Are Tree Trimming Tools Ever Disinfected?

Published on

Professional tree trimmers are usually in high demand. A bad storm can send them from house to house in a given neighborhood and throughout the town when disease strikes. But what if the tree service company arrives at your house straight from another property that was dealing with a case of bacterial blight? Is there a chance of cross contamination? Do they ever disinfect their tree cutting equipment?

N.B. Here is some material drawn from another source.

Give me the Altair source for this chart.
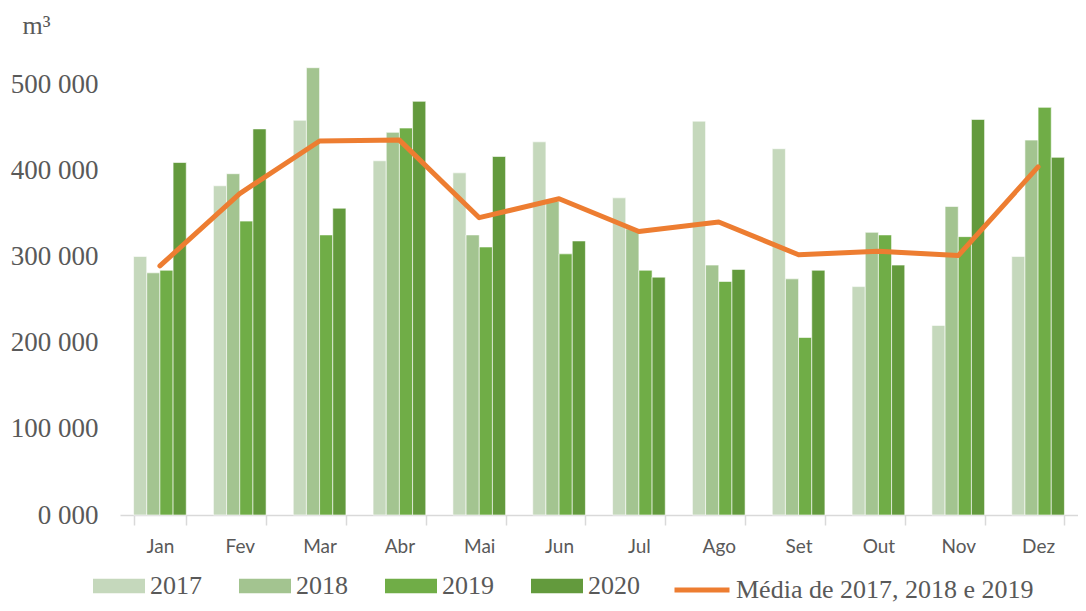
import altair as alt
import pandas as pd

months = ["Jan", "Fev", "Mar", "Abr", "Mai", "Jun", "Jul", "Ago", "Set", "Out", "Nov", "Dez"]
years = ["2017", "2018", "2019", "2020"]
v2017 = [300000, 382000, 458000, 411000, 397000, 433000, 368000, 457000, 425000, 265000, 220000, 300000]
v2018 = [281000, 396000, 519000, 444000, 325000, 364000, 332000, 290000, 274000, 328000, 358000, 435000]
v2019 = [284000, 341000, 325000, 449000, 311000, 303000, 284000, 271000, 206000, 325000, 323000, 473000]
v2020 = [409000, 448000, 356000, 480000, 416000, 318000, 276000, 285000, 284000, 290000, 459000, 415000]
media = [289000, 373000, 434000, 435000, 345000, 367000, 329000, 340000, 302000, 306000, 301000, 404000]
media_label = "Média de 2017, 2018 e 2019"
y_tick_values = [0, 100000, 200000, 300000, 400000, 500000]
y_tick_labels = ["0 000", "100 000", "200 000", "300 000", "400 000", "500 000"]

bar_colors = ["#C5D8BC", "#A3C490", "#70AD47", "#639A3D"]
line_color = "#ED7D31"
grey = "#595959"
serif = "Liberation Serif"

rows = []
for yr, vals in zip(years, [v2017, v2018, v2019, v2020]):
    for m, v in zip(months, vals):
        rows.append({"month": m, "year": yr, "value": v})
bars_df = pd.DataFrame(rows)
line_df = pd.DataFrame({"month": months, "value": media, "series": [media_label] * 12})

label_expr = "[" + ",".join("'" + s + "'" for s in y_tick_labels) + "][round(datum.value/100000)]"

x_enc = alt.X(
    "month:N",
    sort=months,
    scale=alt.Scale(paddingInner=0.34, paddingOuter=0.17),
    axis=alt.Axis(
        title=None,
        labelAngle=0,
        labelFont="Lato",
        labelFontSize=19,
        labelColor=grey,
        labelPadding=12,
        domainColor="#D9D9D9",
        domainWidth=1.5,
        tickColor="#D9D9D9",
        tickWidth=1.5,
        tickSize=10,
        tickBand="extent",
        grid=False,
    ),
)

y_scale = alt.Scale(domain=[0, 550000], nice=False, zero=True)
y_axis = alt.Axis(
    title="m³",
    titleAngle=0,
    titleAlign="left",
    titleBaseline="middle",
    titleX=-98,
    titleY=-16,
    titleFont=serif,
    titleFontSize=26,
    titleFontWeight="normal",
    titleColor=grey,
    values=y_tick_values,
    labelExpr=label_expr,
    labelFont=serif,
    labelFontSize=27,
    labelColor=grey,
    labelPadding=22,
    ticks=False,
    tickSize=0,
    domain=False,
    grid=False,
)

bars = alt.Chart(bars_df).mark_bar(stroke="white", strokeWidth=0.6).encode(
    x=x_enc,
    xOffset=alt.XOffset("year:N", sort=years),
    y=alt.Y("value:Q", scale=y_scale, axis=y_axis),
    color=alt.Color(
        "year:N",
        sort=years,
        scale=alt.Scale(domain=years, range=bar_colors),
        legend=alt.Legend(
            title=None,
            orient="none",
            direction="horizontal",
            legendX=-27,
            legendY=519,
            symbolType="M-1,-0.28H1V0.28H-1Z",
            symbolSize=2704,
            symbolStrokeWidth=0,
            labelFont=serif,
            labelFontSize=26,
            labelColor=grey,
            labelOffset=5,
            labelLimit=0,
            columnPadding=37,
            padding=0,
        ),
    ),
)

line = alt.Chart(line_df).mark_line(strokeWidth=5, strokeCap="round", strokeJoin="round").encode(
    x=alt.X("month:N", sort=months),
    y=alt.Y("value:Q", scale=y_scale),
    stroke=alt.Stroke(
        "series:N",
        scale=alt.Scale(domain=[media_label], range=[line_color]),
        legend=alt.Legend(
            title=None,
            orient="none",
            direction="horizontal",
            legendX=552,
            legendY=519,
            symbolType="stroke",
            symbolSize=3025,
            symbolStrokeWidth=5,
            labelFont=serif,
            labelFontSize=26,
            labelColor=grey,
            labelOffset=4,
            labelLimit=0,
            padding=0,
        ),
    ),
)

chart = (
    alt.layer(bars, line)
    .properties(
        width=958,
        height=474,
        autosize=alt.AutoSizeParams(type="none"),
        padding={"left": 112, "top": 33, "right": 0, "bottom": 88},
    )
    .configure(background="white")
    .configure_view(stroke=None, strokeWidth=0)
)

chart.save("out.html", embed_options={"renderer": "svg", "actions": False})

How Professional Tree Trimmers Prevent Spreading Disease

The short answer is yes. Just as a doctor disinfects his or her surgical instruments before every use, professionals at a tree service company must carefully clean their tree trimming tools between each job (and often between each tree). Shears, pruning tools and other tree cutting equipment can spread disease from one tree to another and to plants if not properly disinfected. So… what exactly do they do to prevent this?

Tips to Disinfect Tree Trimming Tools

  • Deal with loose dirt first. Tools should be brushed clear of dirt and debris before cleaning. This will allow the disinfecting solution to effectively reach every cutting surface.
  • Disinfect next. There are plenty of options for disinfecting tree cutting equipment and tools, including:
    • Denatured ethanol (95 percent): 50 percent solution (1 part alcohol with 1 part water)
    • Household bleach (ex: Clorox): 25% solution (1 part bleach with 3 parts water)
    • Household disinfectants (Lysol, etc.): Full strength
    • Pine oil cleaner (ex. Pine-Sol): 25 percent solution (1-part cleaner with 3 parts water)
    • Quaternary ammonium salts: Used as directed on label
    • Rubbing alcohol (70 percent isopropyl): 50 percent solution (1 part alcohol with 1 part water)
    • Trisodium phosphate (Na3PO4): 10 percent solution (1 part Na3PO4 with 9 parts water)
    • Environmentally friendly options include Physan 20, a broad-spectrum fungicide and disinfectant. (note, this product is toxic to fish, and shouldn’t be used near ponds.)
  • Clean often. The best way to avoid the spread of disease when working with tree cutting equipment is to disinfect between cuts on known infections, between trees when handling disease-prone species and between job sites as standard practice.
  • Never arrive without it. Disinfectant solutions can be carried to a property in a tightly sealed plastic bottle, wide enough so the smaller tools can be dipped directly into it. Blades and elements of the larger tree trimming tools can be hand-wiped. All tools should then be rinsed with clean water before pruning, cutting or trimming, and then be air dried.
  • Mind the details. A professional tree service company knows that equipment must be regularly disinfected to be stay in top condition. Older blades become pitted, potentially harboring microbes that are unaffected by quick sterilization. This is especially true in cases of the bacteria associated with active cankers.
  • Don’t disinfect wounds. Cleaning products and disinfectants should never be applied to tree wounds because they can cause further injury and prevent callus tissue from forming, slowing the healing process.

Your trees are an integral part of your property’s beauty and value. Don’t sabotage them by risking the use of dirty, infected equipment. Your best bet is to leave your tree needs to professional tree trimmers. A tree service company will always have the health of your trees top of mind.